Set all the material down again unchanged, without the pictures.

## INPUT DATA
==============================
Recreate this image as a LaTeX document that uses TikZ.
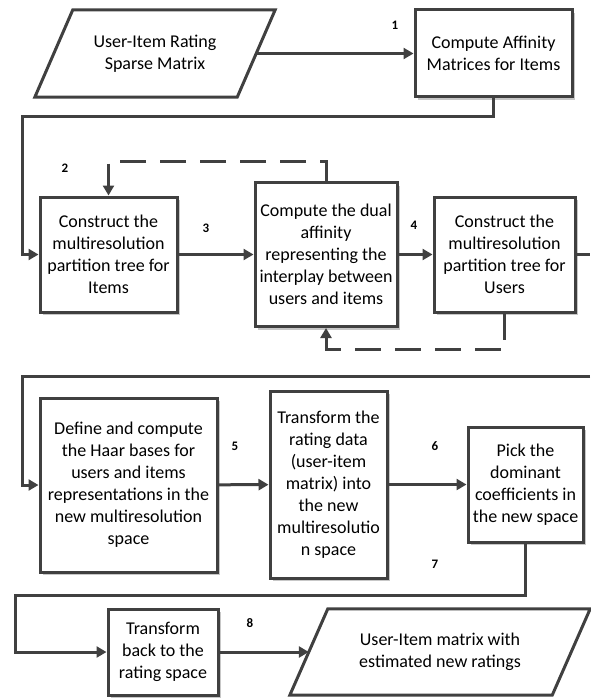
\documentclass[tikz,border=0pt]{standalone}
\usepackage{fontspec}
\setmainfont{Carlito}
\usetikzlibrary{arrows.meta,shadows}
\definecolor{linegray}{HTML}{404040}
\begin{document}
\begin{tikzpicture}[x=1pt,y=-1pt]
	\tikzstyle{box} = [rectangle, draw=linegray, line width=3pt, fill=white, align=center, inner sep=2pt, font=\fontsize{18}{22}\selectfont, drop shadow={shadow xshift=3pt, shadow yshift=-3pt, fill=black!22, opacity=1}]
	\tikzstyle{io} = [rectangle, align=center, inner sep=2pt, font=\fontsize{18}{22}\selectfont]
	\tikzstyle{num} = [inner sep=0pt, font=\fontsize{13}{15}\selectfont\bfseries]
	\tikzstyle{edge} = [line width=3pt, draw=linegray, >={Triangle[length=10pt,width=11pt]}]
	\tikzstyle{dashedge} = [edge, dash pattern=on 26pt off 14pt]
	\def\slant{19pt}
\useasboundingbox (0,0) rectangle (590,698);

%input and affinity
\node[io, minimum width=202pt, minimum height=87pt] (ratings) at (155,53.5) {User-Item Rating\\Sparse Matrix};
\node[box, minimum width=157pt, minimum height=87pt] (affinity) at (493.5,53.5) {Compute Affinity\\Matrices for Items};

%partition trees
\node[box, minimum width=137pt, minimum height=115pt] (itemtree) at (108.5,254.5) {Construct the\\multiresolution\\partition tree for\\Items};
\node[box, minimum width=142pt, minimum height=144pt] (dual) at (326,254.5) {Compute the dual\\affinity\\representing the\\interplay between\\users and items};
\node[box, minimum width=141pt, minimum height=115pt] (usertree) at (504.5,254.5) {Construct the\\multiresolution\\partition tree for\\Users};

%haar transform
\node[box, minimum width=177pt, minimum height=174pt] (haar) at (128.5,485) {Define and compute\\the Haar bases for\\users and items\\representations in the\\new multiresolution\\space};
\node[box, minimum width=117pt, minimum height=187pt] (transform) at (328.5,484.5) {Transform the\\rating data\\(user-item\\matrix) into\\the new\\multiresolutio\\n space};
\node[box, minimum width=115pt, minimum height=115pt] (pick) at (525.5,484.5) {Pick the\\dominant\\coefficients in\\the new space};

%output
\node[box, minimum width=110pt, minimum height=86pt] (back) at (163,652) {Transform\\back to the\\rating space};
\node[io, minimum width=262pt, minimum height=86pt] (result) at (440,652) {User-Item matrix with\\estimated new ratings};

%data parallelograms
\foreach \name in {ratings, result}
	\draw[edge] ([xshift=\slant]\name.north west) -- ([xshift=\slant]\name.north east) -- ([xshift=-\slant]\name.south east) -- ([xshift=-\slant]\name.south west) -- cycle;

\foreach \name/\x/\y in {1/395/25, 2/65/168, 3/206/228, 4/414/225, 5/235/446, 6/435/446, 7/435/564, 8/250/623}
	\node[num] (num\name) at (\x,\y) {\name};

\draw[edge,->] (ratings) -- (affinity);
\coordinate (turn1) at (22,117);
\draw[edge,->] (affinity.south) |- (turn1) |- (itemtree.west);

\foreach \from/\to in {itemtree/dual, dual/usertree, haar/transform, transform/pick, back/result}
	\draw[edge,->] (\from) -- (\to);

\draw[dashedge,->] (dual.north) -- ++(0,-20) -| (itemtree.north);
\draw[dashedge,->] (usertree.south) -- ++(0,36) -| (dual.south);

\coordinate (out1) at (590,254.5);
\draw[edge] (usertree.east) -- (out1);
\coordinate (in2) at (590,376);
\coordinate (turn2) at (22,376);
\draw[edge,->] (in2) -- (turn2) |- (haar.west);
\coordinate (turn3) at (15,595);
\draw[edge,->] (pick.south) |- (turn3) |- (back.west);
\end{tikzpicture}
\end{document}
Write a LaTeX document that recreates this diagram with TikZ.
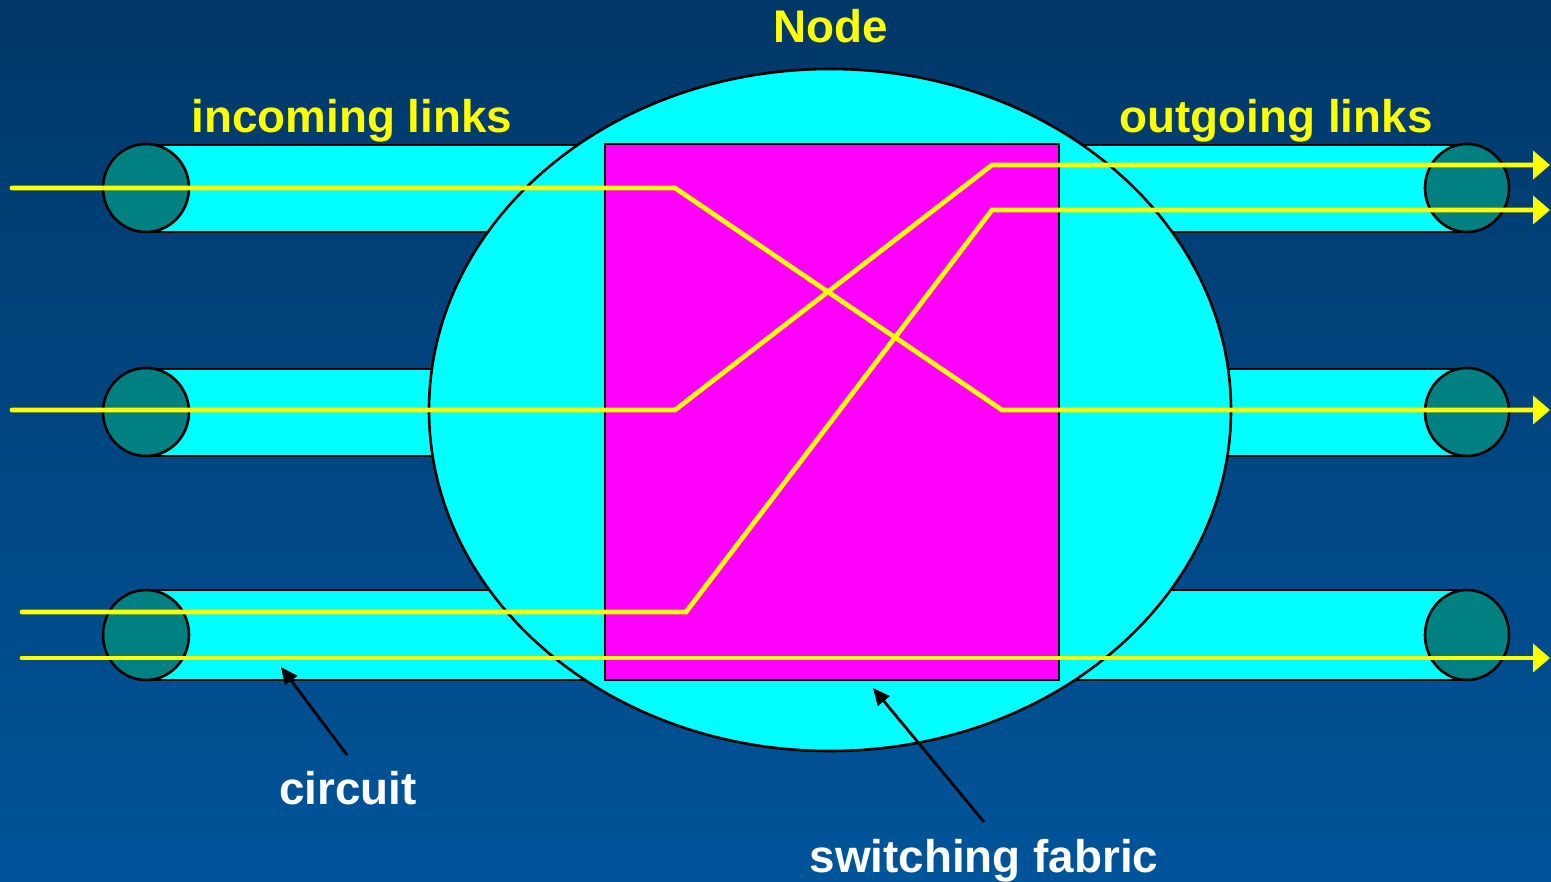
\documentclass[tikz,border=0pt]{standalone}
\usepackage{fontspec}
\setmainfont{Liberation Sans}
\usetikzlibrary{shapes.geometric,arrows.meta}
\definecolor{bgtop}{RGB}{0,56,104}
\definecolor{bgbot}{RGB}{0,84,154}
\definecolor{capteal}{RGB}{0,128,128}
\definecolor{pipecyan}{RGB}{0,255,255}
\definecolor{fabricmag}{RGB}{255,0,255}
\definecolor{routeyellow}{RGB}{255,255,0}
\begin{document}
\begin{tikzpicture}[x=1pt,y=-1pt,
  outline/.style={draw=black,line width=2.6pt},
  pipebody/.style={outline,fill=pipecyan},
  pipecap/.style={ellipse,outline,fill=capteal,minimum width=86pt,minimum height=88pt,inner sep=0pt},
  nodebody/.style={ellipse,outline,fill=pipecyan,minimum width=802pt,minimum height=682pt,inner sep=0pt},
  fabricbox/.style={rectangle,outline,fill=fabricmag,minimum width=454pt,minimum height=536pt,inner sep=0pt},
  route/.style={draw=routeyellow,line width=4.8pt,line cap=round,line join=miter},
  routeout/.style={route,-{Triangle[length=17pt,width=28pt]}},
  pointer/.style={draw=black,line width=2.8pt,-{Triangle[length=17pt,width=15pt]}},
  caption/.style={font=\fontsize{45.8}{55}\selectfont\bfseries,anchor=base,inner sep=0pt},
]
% background
\shade[top color=bgtop,bottom color=bgbot] (0,0) rectangle (1551,882);
\useasboundingbox (0,0) rectangle (1551,882);

% incoming link pipes
\draw[pipebody] (146,145) rectangle (620,232);
\draw[pipebody] (146,369) rectangle (620,456);
\draw[pipebody] (146,590) rectangle (620,680);
\node[pipecap] (inA) at (146,188) {};
\node[pipecap] (inB) at (146,412) {};
\node[pipecap, minimum height=90pt] (inC) at (146,635) {};

% outgoing link pipes
\draw[pipebody] (1040,145) rectangle (1467,232);
\draw[pipebody] (1040,369) rectangle (1467,456);
\draw[pipebody] (1040,590) rectangle (1467,680);
\node[pipecap, minimum width=84pt] (outA) at (1467,188) {};
\node[pipecap, minimum width=84pt] (outB) at (1467,412) {};
\node[pipecap, minimum width=84pt, minimum height=90pt] (outC) at (1467,635) {};

% the node and its switching fabric
\node[nodebody] (sw) at (830,410) {};
\node[fabricbox] (fabric) at (832,412) {};

% circuits through the fabric
\coordinate (s1) at (12,188);  \coordinate (e1) at (1550,410);
\coordinate (s2) at (12,410);  \coordinate (e2) at (1550,165);
\coordinate (s3) at (22,612);  \coordinate (e3) at (1550,210);
\coordinate (s4) at (22,658);  \coordinate (e4) at (1550,658);
\draw[routeout] (s1) -- (675,188) -- (1002,410) -- (e1);
\draw[routeout] (s2) -- (675,410) -- (992,165) -- (e2);
\draw[routeout] (s3) -- (686,612) -- (992,210) -- (e3);
\draw[routeout] (s4) -- (e4);

% captions
\node[caption, text=routeyellow] (title) at (831,43) {Node};
\node[caption, text=routeyellow] (inlab) at (352,133) {incoming links};
\node[caption, text=routeyellow] (outlab) at (1276,133) {outgoing links};
\node[caption, text=white] (circlab) at (348,804) {circuit};
\node[caption, text=white] (fablab) at (984,872) {switching fabric};

% pointers
\coordinate (circtail) at (347,755);
\coordinate (circhead) at (281,667);
\coordinate (fabtail) at (984,822);
\coordinate (fabhead) at (873,688);
\draw[pointer] (circtail) -- (circhead);
\draw[pointer] (fabtail) -- (fabhead);
\end{tikzpicture}
\end{document}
==============================
## RESULT OF THE EXERCISE
Recreate this image as a LaTeX document that uses TikZ.
\documentclass[tikz,border=0pt]{standalone}
\usepackage{fontspec}
\setmainfont{Carlito}
\usetikzlibrary{arrows.meta,shadows}
\definecolor{linegray}{HTML}{404040}
\begin{document}
\begin{tikzpicture}[x=1pt,y=-1pt]
	\tikzstyle{box} = [rectangle, draw=linegray, line width=3pt, fill=white, align=center, inner sep=2pt, font=\fontsize{18}{22}\selectfont, drop shadow={shadow xshift=3pt, shadow yshift=-3pt, fill=black!22, opacity=1}]
	\tikzstyle{io} = [rectangle, align=center, inner sep=2pt, font=\fontsize{18}{22}\selectfont]
	\tikzstyle{num} = [inner sep=0pt, font=\fontsize{13}{15}\selectfont\bfseries]
	\tikzstyle{edge} = [line width=3pt, draw=linegray, >={Triangle[length=10pt,width=11pt]}]
	\tikzstyle{dashedge} = [edge, dash pattern=on 26pt off 14pt]
	\def\slant{19pt}
\useasboundingbox (0,0) rectangle (590,698);

%input and affinity
\node[io, minimum width=202pt, minimum height=87pt] (ratings) at (155,53.5) {User-Item Rating\\Sparse Matrix};
\node[box, minimum width=157pt, minimum height=87pt] (affinity) at (493.5,53.5) {Compute Affinity\\Matrices for Items};

%partition trees
\node[box, minimum width=137pt, minimum height=115pt] (itemtree) at (108.5,254.5) {Construct the\\multiresolution\\partition tree for\\Items};
\node[box, minimum width=142pt, minimum height=144pt] (dual) at (326,254.5) {Compute the dual\\affinity\\representing the\\interplay between\\users and items};
\node[box, minimum width=141pt, minimum height=115pt] (usertree) at (504.5,254.5) {Construct the\\multiresolution\\partition tree for\\Users};

%haar transform
\node[box, minimum width=177pt, minimum height=174pt] (haar) at (128.5,485) {Define and compute\\the Haar bases for\\users and items\\representations in the\\new multiresolution\\space};
\node[box, minimum width=117pt, minimum height=187pt] (transform) at (328.5,484.5) {Transform the\\rating data\\(user-item\\matrix) into\\the new\\multiresolutio\\n space};
\node[box, minimum width=115pt, minimum height=115pt] (pick) at (525.5,484.5) {Pick the\\dominant\\coefficients in\\the new space};

%output
\node[box, minimum width=110pt, minimum height=86pt] (back) at (163,652) {Transform\\back to the\\rating space};
\node[io, minimum width=262pt, minimum height=86pt] (result) at (440,652) {User-Item matrix with\\estimated new ratings};

%data parallelograms
\foreach \name in {ratings, result}
	\draw[edge] ([xshift=\slant]\name.north west) -- ([xshift=\slant]\name.north east) -- ([xshift=-\slant]\name.south east) -- ([xshift=-\slant]\name.south west) -- cycle;

\foreach \name/\x/\y in {1/395/25, 2/65/168, 3/206/228, 4/414/225, 5/235/446, 6/435/446, 7/435/564, 8/250/623}
	\node[num] (num\name) at (\x,\y) {\name};

\draw[edge,->] (ratings) -- (affinity);
\coordinate (turn1) at (22,117);
\draw[edge,->] (affinity.south) |- (turn1) |- (itemtree.west);

\foreach \from/\to in {itemtree/dual, dual/usertree, haar/transform, transform/pick, back/result}
	\draw[edge,->] (\from) -- (\to);

\draw[dashedge,->] (dual.north) -- ++(0,-20) -| (itemtree.north);
\draw[dashedge,->] (usertree.south) -- ++(0,36) -| (dual.south);

\coordinate (out1) at (590,254.5);
\draw[edge] (usertree.east) -- (out1);
\coordinate (in2) at (590,376);
\coordinate (turn2) at (22,376);
\draw[edge,->] (in2) -- (turn2) |- (haar.west);
\coordinate (turn3) at (15,595);
\draw[edge,->] (pick.south) |- (turn3) |- (back.west);
\end{tikzpicture}
\end{document}
Write a LaTeX document that recreates this diagram with TikZ.
\documentclass[tikz,border=0pt]{standalone}
\usepackage{fontspec}
\setmainfont{Liberation Sans}
\usetikzlibrary{shapes.geometric,arrows.meta}
\definecolor{bgtop}{RGB}{0,56,104}
\definecolor{bgbot}{RGB}{0,84,154}
\definecolor{capteal}{RGB}{0,128,128}
\definecolor{pipecyan}{RGB}{0,255,255}
\definecolor{fabricmag}{RGB}{255,0,255}
\definecolor{routeyellow}{RGB}{255,255,0}
\begin{document}
\begin{tikzpicture}[x=1pt,y=-1pt,
  outline/.style={draw=black,line width=2.6pt},
  pipebody/.style={outline,fill=pipecyan},
  pipecap/.style={ellipse,outline,fill=capteal,minimum width=86pt,minimum height=88pt,inner sep=0pt},
  nodebody/.style={ellipse,outline,fill=pipecyan,minimum width=802pt,minimum height=682pt,inner sep=0pt},
  fabricbox/.style={rectangle,outline,fill=fabricmag,minimum width=454pt,minimum height=536pt,inner sep=0pt},
  route/.style={draw=routeyellow,line width=4.8pt,line cap=round,line join=miter},
  routeout/.style={route,-{Triangle[length=17pt,width=28pt]}},
  pointer/.style={draw=black,line width=2.8pt,-{Triangle[length=17pt,width=15pt]}},
  caption/.style={font=\fontsize{45.8}{55}\selectfont\bfseries,anchor=base,inner sep=0pt},
]
% background
\shade[top color=bgtop,bottom color=bgbot] (0,0) rectangle (1551,882);
\useasboundingbox (0,0) rectangle (1551,882);

% incoming link pipes
\draw[pipebody] (146,145) rectangle (620,232);
\draw[pipebody] (146,369) rectangle (620,456);
\draw[pipebody] (146,590) rectangle (620,680);
\node[pipecap] (inA) at (146,188) {};
\node[pipecap] (inB) at (146,412) {};
\node[pipecap, minimum height=90pt] (inC) at (146,635) {};

% outgoing link pipes
\draw[pipebody] (1040,145) rectangle (1467,232);
\draw[pipebody] (1040,369) rectangle (1467,456);
\draw[pipebody] (1040,590) rectangle (1467,680);
\node[pipecap, minimum width=84pt] (outA) at (1467,188) {};
\node[pipecap, minimum width=84pt] (outB) at (1467,412) {};
\node[pipecap, minimum width=84pt, minimum height=90pt] (outC) at (1467,635) {};

% the node and its switching fabric
\node[nodebody] (sw) at (830,410) {};
\node[fabricbox] (fabric) at (832,412) {};

% circuits through the fabric
\coordinate (s1) at (12,188);  \coordinate (e1) at (1550,410);
\coordinate (s2) at (12,410);  \coordinate (e2) at (1550,165);
\coordinate (s3) at (22,612);  \coordinate (e3) at (1550,210);
\coordinate (s4) at (22,658);  \coordinate (e4) at (1550,658);
\draw[routeout] (s1) -- (675,188) -- (1002,410) -- (e1);
\draw[routeout] (s2) -- (675,410) -- (992,165) -- (e2);
\draw[routeout] (s3) -- (686,612) -- (992,210) -- (e3);
\draw[routeout] (s4) -- (e4);

% captions
\node[caption, text=routeyellow] (title) at (831,43) {Node};
\node[caption, text=routeyellow] (inlab) at (352,133) {incoming links};
\node[caption, text=routeyellow] (outlab) at (1276,133) {outgoing links};
\node[caption, text=white] (circlab) at (348,804) {circuit};
\node[caption, text=white] (fablab) at (984,872) {switching fabric};

% pointers
\coordinate (circtail) at (347,755);
\coordinate (circhead) at (281,667);
\coordinate (fabtail) at (984,822);
\coordinate (fabhead) at (873,688);
\draw[pointer] (circtail) -- (circhead);
\draw[pointer] (fabtail) -- (fabhead);
\end{tikzpicture}
\end{document}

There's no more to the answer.